15min:
USING DIFFUSION MONTE CARLO TO PROBE THE ROTATIONALLY EXCITED STATES OF H3+ AND ITS ISOTOPOLOGUES.

BETHANY A. WELLEN, ANDREW S. PETIT AND ANNE B. MCCOY, Department of Chemistry, The Ohio State University, Columbus, OH 43210.

H3-nDn+ are among the most abundant polyatomic ions in the universe. Moreover, the deuterated isotopologues are thought to play a key role in the astrochemical reactions governing the H/D fractionation of ``metallic" species in the interstellar medium. An accurate quantum mechanical treatment of these species, as well as any reactions involving them, requires a methodology capable of capturing their large fluxionality as well as the constraints, due to particle exchange symmetries, on their physically allowed rovibrational states.

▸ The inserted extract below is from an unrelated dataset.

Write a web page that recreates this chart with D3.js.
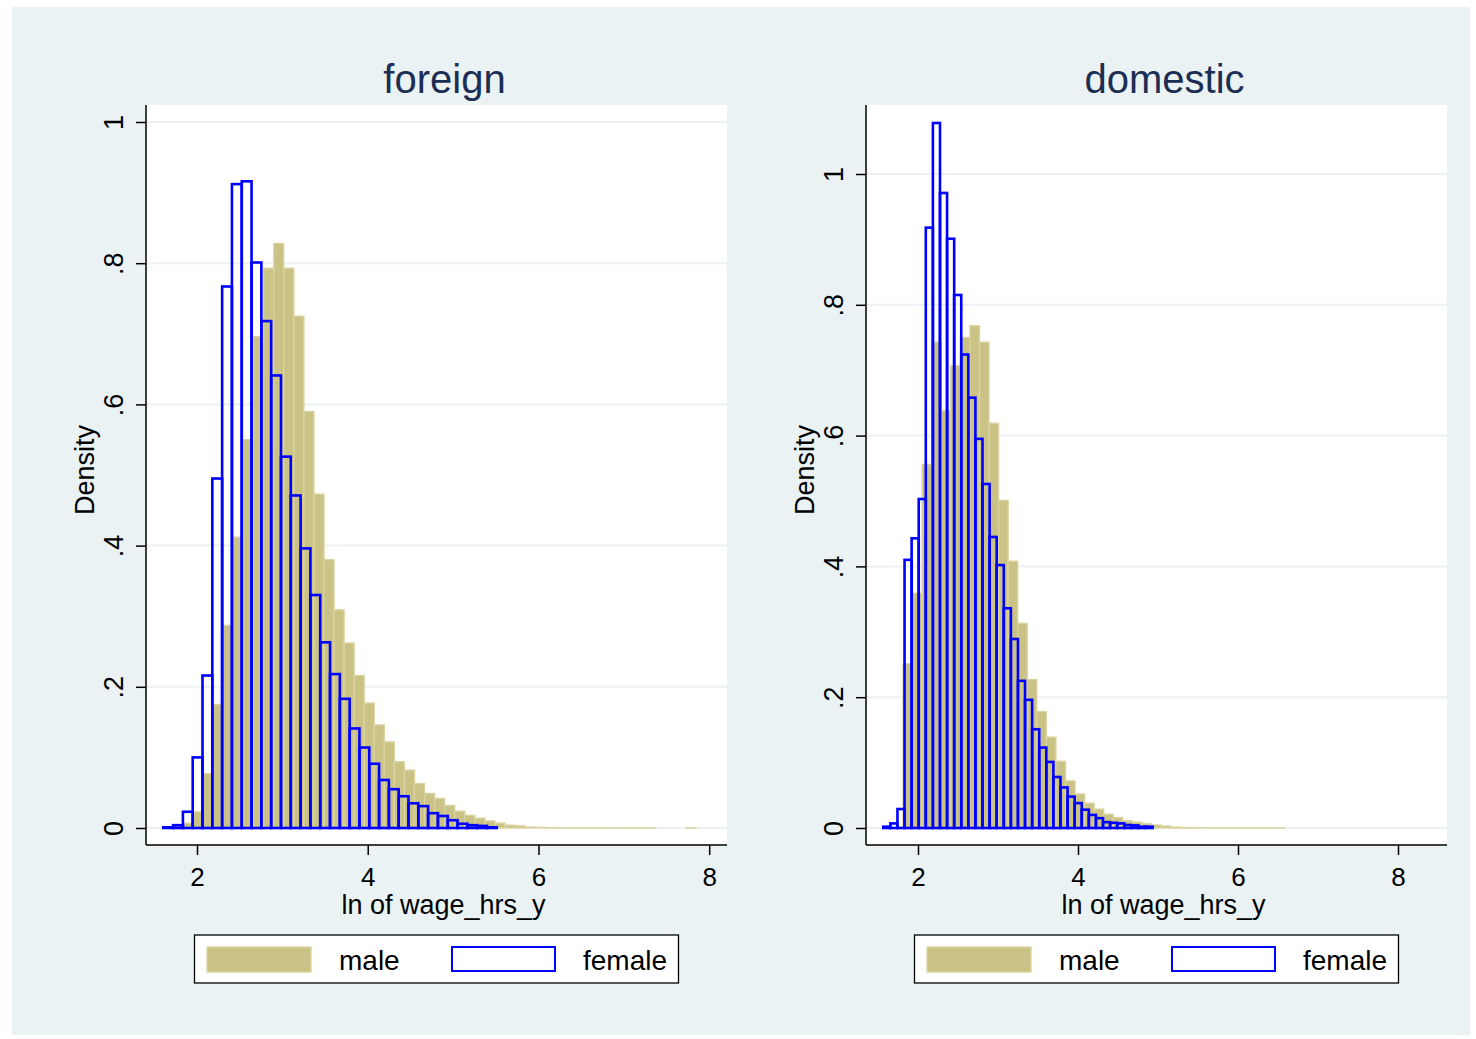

Diffusion Monte Carlo (DMC) has been shown to be a highly successful technique for treating quantum zero-point effects of very floppy molecules and clusters and our group has recently developed a fixed-node DMC methodology capable of including the effects of rotational excitation. Here, we report the results of DMC calculations of the rotationally excited states of H3+ and its isotopologues. In particular, comparison with converged variational calculations involving states with J \leq 20 provides the most thorough test yet of the range of quantum states over which the assumptions underlying our rotationally excited state DMC methodology can be reliably applied. Finally, the implications of this work on our overall goal of using DMC based methodologies to map out the energetics of the reaction of H3-nDn+ with HD will be discussed.